When will Higuain sign?
The rumors flying around include Higuain boarding a plane for London. Those of you who have voted for a July 5th signing in the poll (37% as of this morning) could be crowing much louder should this happen. It’s odd to call this a long, drawn-out transfer, but that’s what it feels like, even if I only can find evidence dating back to March 2013 but no earlier. Should the signing happen before the weekend, it would be only five days into the official transfer window and one of the earliest signings we’ve seen in the last few years except that of Podolski, whose signing was announced at the team site on 30 April 2012, and Giroud, whose signing was on 26 June 2012. Most of our other signings have happened (or been announced) very late in the transfer window, something detailed here if you’re curious.
Before we get too far ahead of ourselves, let’s remember that nothing is official yet. There. That’s said. With it out of the way, let’s pretend for a bit and ponder what it means once it becomes official:
- Statement of intent: signing Higuain is an unquestionable statement of intent. We’re bringing in La Liga’s 3rd-most prolific scorer over the last seven years, a player for the world’s largest club. He’s not Messi or Ronaldo, to be sure, but signing him is a strong statement about our ambitions. Without making too much of it, it’s the kind of signing that can draw the attention of other players, encouraging them to take a closer look at following his lead.

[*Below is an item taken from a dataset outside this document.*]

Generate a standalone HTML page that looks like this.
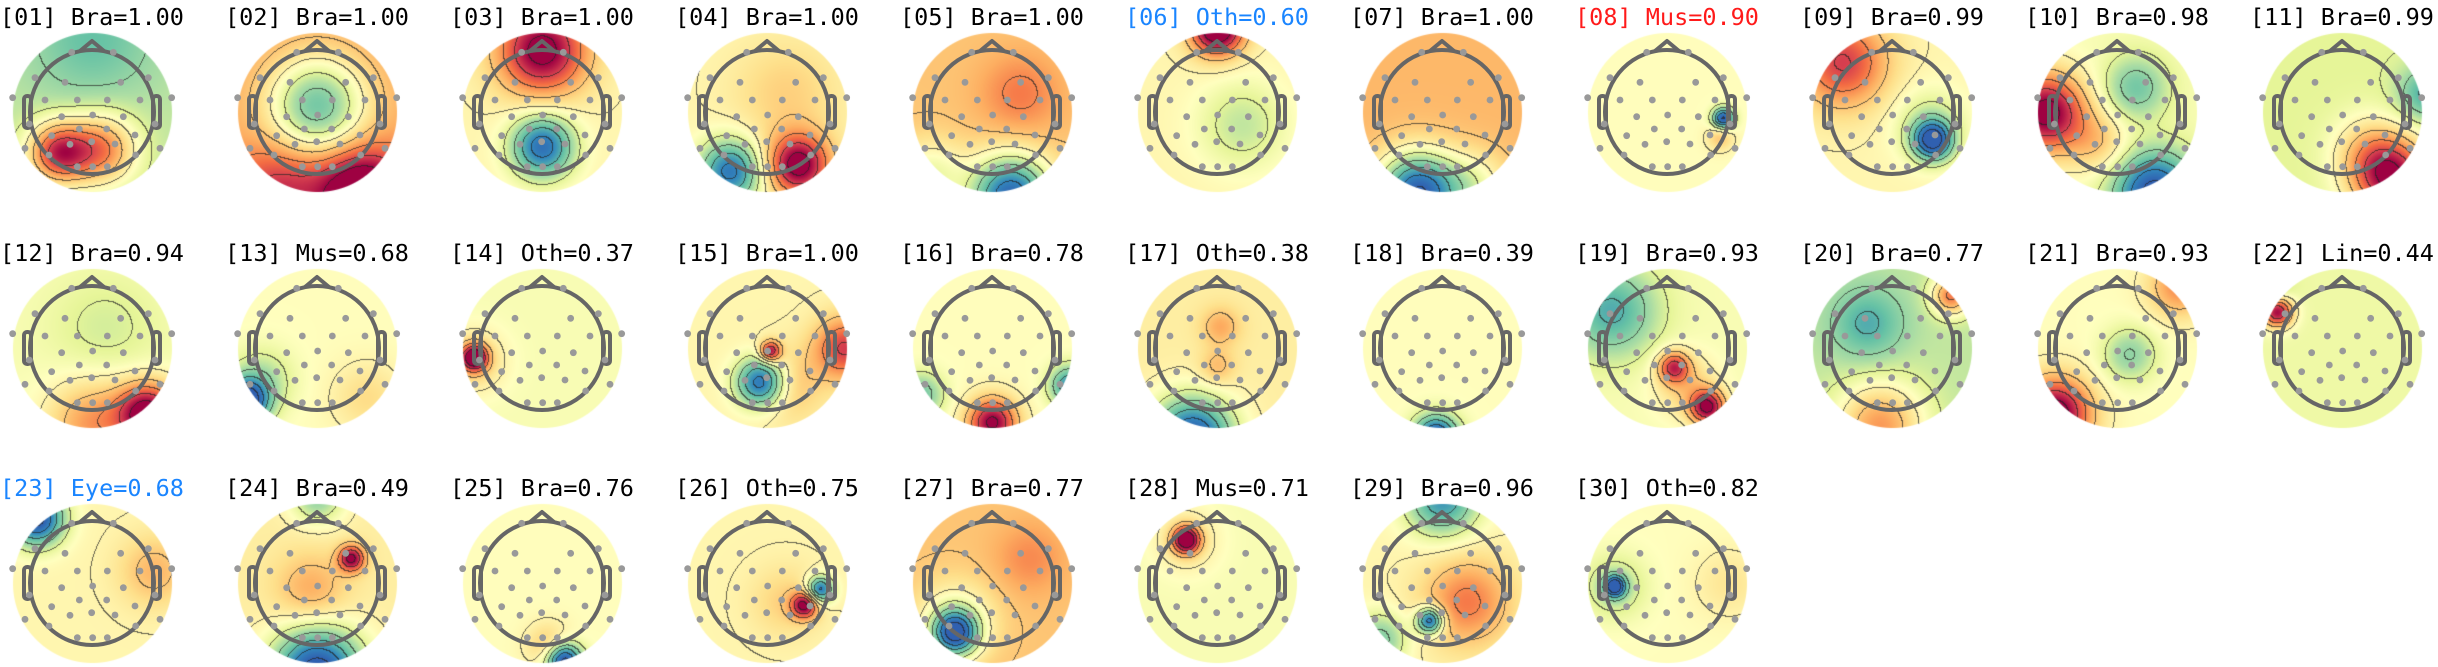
<!DOCTYPE html>
<html><head><meta charset="utf-8"><style>
html,body{margin:0;padding:0;background:#fff;}
#wrap{position:relative;width:2438px;height:667px;overflow:hidden;}
canvas{position:absolute;}
svg{position:absolute;left:0;top:0;}
</style></head><body>
<div id="wrap">
<svg id="ov" width="2438" height="667"></svg>
</div>
<script>
// ---- data ----
const compIds = ["01","02","03","04","05","06","07","08","09","10","11","12","13","14","15","16","17","18","19","20","21","22","23","24","25","26","27","28","29","30"];
const compClass = ["Bra","Bra","Bra","Bra","Bra","Oth","Bra","Mus","Bra","Bra","Bra","Bra","Mus","Oth","Bra","Bra","Oth","Bra","Bra","Bra","Bra","Lin","Eye","Bra","Bra","Oth","Bra","Mus","Bra","Oth"];
const compProb = [1.00,1.00,1.00,1.00,1.00,0.60,1.00,0.90,0.99,0.98,0.99,0.94,0.68,0.37,1.00,0.78,0.38,0.39,0.93,0.77,0.93,0.44,0.68,0.49,0.76,0.75,0.77,0.71,0.96,0.82];
const titleColor = {"06":"#1a85ff","23":"#1a85ff","08":"#ff1a1a"};
const mapBase = [-0.2,0.45,0.1,0.1,0.35,0.1,0.4,0.05,0.1,0.0,-0.1,0.0,0.05,0.0,0.1,0.05,0.15,0.05,0.0,-0.2,0.05,-0.05,0.1,0.15,0.05,0.1,0.35,0.0,0.1,0.05];
const mapSources = [
 [[-0.55,0.65,1.0,0.35],[0.15,0.6,0.75,0.4],[0,-1.2,-0.3,0.7]],
 [[0,-0.1,-0.9,0.55],[0.7,1.3,0.9,0.5],[-0.6,1.2,0.4,0.5]],
 [[0,-1.0,1.0,0.5],[0,0.55,-1.0,0.35]],
 [[0.5,0.85,1.0,0.35],[-0.6,0.95,-0.95,0.35],[0.3,-0.3,0.2,0.6]],
 [[0.3,1.35,-1.3,0.45],[0.45,-0.3,0.25,0.45],[-1.0,1.0,-0.4,0.4]],
 [[0,-1.35,1.2,0.3],[0.4,0.2,-0.3,0.5]],
 [[-0.4,1.3,-1.4,0.45],[0.5,1.2,-0.4,0.4]],
 [[0.9,0.1,-1.1,0.12],[0.85,0.4,0.3,0.15]],
 [[-0.8,-0.8,0.7,0.5],[0.65,0.45,-1.1,0.22],[0.6,0.2,-0.3,0.4]],
 [[-1.15,0,1.1,0.45],[0.6,1.3,-1.1,0.45],[0.3,-0.4,-0.45,0.35],[-0.3,0.5,0.3,0.35]],
 [[0.8,1.05,1.1,0.45],[1.35,-0.3,-0.5,0.3],[0.4,0.6,0.3,0.4]],
 [[0.9,1.05,1.1,0.35],[0,1.2,0.5,0.5],[0.2,-0.3,-0.15,0.6]],
 [[-1.15,0.85,-1.2,0.25],[-0.9,0.5,-0.3,0.35],[0.8,0.8,0.2,0.4]],
 [[-1.1,0.15,1.1,0.15],[-1.1,0.2,0.3,0.35]],
 [[1.25,0,0.7,0.35],[-0.1,0.55,-1.1,0.28],[0.05,0.05,0.9,0.12],[0.3,0.6,0.3,0.4]],
 [[0,1.2,1.0,0.28],[1.25,0.6,-0.8,0.22],[-1.15,0.75,-0.5,0.25]],
 [[-0.4,1.45,-1.2,0.45],[0.05,-0.35,0.3,0.22],[0,0.3,0.25,0.2]],
 [[-0.1,1.45,-1.2,0.25]],
 [[-0.9,-0.6,-0.6,0.5],[0.1,0.3,0.75,0.18],[0.65,0.95,1.0,0.2],[0.3,0.6,0.3,0.35]],
 [[-0.2,1.25,0.7,0.5],[0.95,-0.85,0.8,0.22],[-0.4,-0.4,-0.4,0.4]],
 [[-1.0,1.05,1.1,0.4],[1.0,-1.0,0.5,0.35],[0.2,0.1,-0.4,0.3]],
 [[-1.05,-0.6,1.1,0.18],[-1.1,-0.9,-0.3,0.2]],
 [[-0.9,-1.05,-1.2,0.3],[1.0,-0.2,0.3,0.4]],
 [[0,1.45,-1.3,0.5],[0.55,-0.4,0.9,0.15],[-0.1,0.1,0.3,0.4],[0,-1.4,-0.5,0.3]],
 [[0.35,1.25,-1.2,0.2],[0.1,1.0,0.3,0.25]],
 [[0.85,0.1,-1.0,0.15],[0.6,0.35,0.9,0.15],[0.3,0.3,0.2,0.4]],
 [[-0.6,0.8,-1.2,0.25],[-0.6,0.6,-0.4,0.45],[0.6,-0.4,0.2,0.4]],
 [[-0.5,-0.7,1.1,0.15],[-0.5,-0.7,0.25,0.35]],
 [[0,-1.35,-0.8,0.4],[0.4,0.3,0.5,0.5],[-0.2,0.6,-1.1,0.15],[-1.0,0.9,-0.5,0.3]],
 [[-0.85,0.05,-1.1,0.12],[-0.85,0.05,-0.3,0.35],[1.0,0,0.15,0.4]]
];
// ---- layout ----
const colX0=92, colDX=225, rowY=[112,348,583], R=62, CR=80;
const dotsZ=[[215,157],[340,157],[105,233],[445,233],[195,247],[362,247],[38,293],[515,293],[135,300],[232,300],[322,300],[420,300],[185,350],[278,345],[370,350],[88,372],[465,372],[238,387],[320,387],[155,407],[405,405],[210,433],[275,425],[345,432],[75,445],[480,445],[147,465],[407,465],[232,500],[278,500],[322,500]];
const stops=[[0,[48,96,176]],[0.12,[50,136,189]],[0.25,[102,194,165]],[0.37,[171,221,164]],[0.45,[230,245,152]],[0.52,[255,255,191]],[0.62,[254,224,139]],[0.72,[253,174,97]],[0.82,[244,109,67]],[0.9,[213,62,79]],[1,[158,1,66]]];
function cmap(v){let t=Math.max(0,Math.min(1,(v+1)/2));for(let i=1;i<stops.length;i++){if(t<=stops[i][0]){const a=stops[i-1],b=stops[i];const f=(t-a[0])/(b[0]-a[0]);return [0,1,2].map(k=>a[1][k]+(b[1][k]-a[1][k])*f);}}return stops[stops.length-1][1];}
const NS='http://www.w3.org/2000/svg';
const wrap=document.getElementById('wrap'), ov=document.getElementById('ov');
function mk(tag,attrs,parent){const e=document.createElementNS(NS,tag);for(const k in attrs)e.setAttribute(k,attrs[k]);parent.appendChild(e);return e;}
compIds.forEach((id,i)=>{
  const col=i%11,row=Math.floor(i/11);
  const cx=colX0+col*colDX, cy=rowY[row];
  const S=2*CR+2;
  const cv=document.createElement('canvas');
  cv.width=S;cv.height=S;cv.style.left=(cx-CR-1)+'px';cv.style.top=(cy-CR-1)+'px';
  
  
  wrap.insertBefore(cv,ov);
  const ctx=cv.getContext('2d');const img=ctx.createImageData(S,S);
  const F=new Float32Array(S*S);
  const src=mapSources[i];
  for(let y=0;y<S;y++)for(let x=0;x<S;x++){
    const u=(x-CR-1)/R,w=(y-CR-1)/R;let v=mapBase[i];
    for(const s of src){const dx=u-s[0],dy=w-s[1];v+=s[2]*Math.exp(-(dx*dx+dy*dy)/(2*s[3]*s[3]));}
    F[y*S+x]=v;
  }
  const lev=v=>Math.floor(Math.max(-1.2,Math.min(1.2,v))*4.5+0.5);
  for(let y=0;y<S;y++)for(let x=0;x<S;x++){
    const dx=x-CR-1,dy=y-CR-1,d=Math.sqrt(dx*dx+dy*dy);
    const p=(y*S+x)*4;if(d>CR){img.data[p+3]=0;continue;}
    let c=cmap(F[y*S+x]);
    const l=lev(F[y*S+x]);
    if((x<S-1&&lev(F[y*S+x+1])!==l)||(y<S-1&&lev(F[(y+1)*S+x])!==l)){c=c.map(q=>q*0.3+25);}
    img.data[p]=c[0];img.data[p+1]=c[1];img.data[p+2]=c[2];img.data[p+3]=d>CR-1?Math.round(255*(CR-d)):255;
  }
  ctx.putImageData(img,0,0);
  const g=mk('g',{},ov);
  
  
  const t=mk('text',{x:cx,y:cy-87,'text-anchor':'middle','font-family':'"DejaVu Sans Mono","Liberation Mono",monospace','font-size':'23.5',fill:titleColor[id]||'#000'},g);
  t.textContent='['+id+'] '+compClass[i]+'='+compProb[i].toFixed(2);
  
  
  const hd=mk('g',{stroke:'#666','stroke-width':4,fill:'none','stroke-linejoin':'round'},g);
  
  
  mk('circle',{cx:cx,cy:cy,r:R},hd);
  mk('polyline',{points:`${cx-12},${cy-61} ${cx},${cy-71} ${cx+12},${cy-61}`},hd);
  mk('rect',{x:cx-68,y:cy-16,width:7,height:32,rx:3},hd);
  mk('rect',{x:cx+61,y:cy-16,width:7,height:32,rx:3},hd);
  dotsZ.forEach(d=>{
    const c=mk('circle',{cx:cx+d[0]/3-92,cy:cy+d[1]/3-112,r:3.4,fill:'#999'},g);
    
    
  });
});
</script>
</body></html>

- New approach: in the past, not only have most signings involved relatively unknown players, they’ve usually happened largely below the radar and late in the window. Rumors and discussions around Higuain coming to Arsenal have been front-page fodder for weeks, if not months. Whether this signals a new approach on Wenger’s part or the nature of signing a big name, this signing would mark a shift in how transfers are handled, one that might further open the door to other high-profile signings.
- Competition: both within the squad and against other teams, adding Higuain could have a dramatic impact on everyone’s play. He and Giroud may vie for playing time, and even if Higuain emerges as a clear #1 over Giroud, everyone should benefit from the addition. Should he reclaim his 20 goals a year pace, we could find ourselves scoring earlier in matches, unlocking opponents who might otherwise stifle or thwart us and giving us more room to play aggressively instead of tentatively. This, of course, would lead to fewer losses and fewer draws, putting more pressure on teams that have managed to finish above us in the last few years.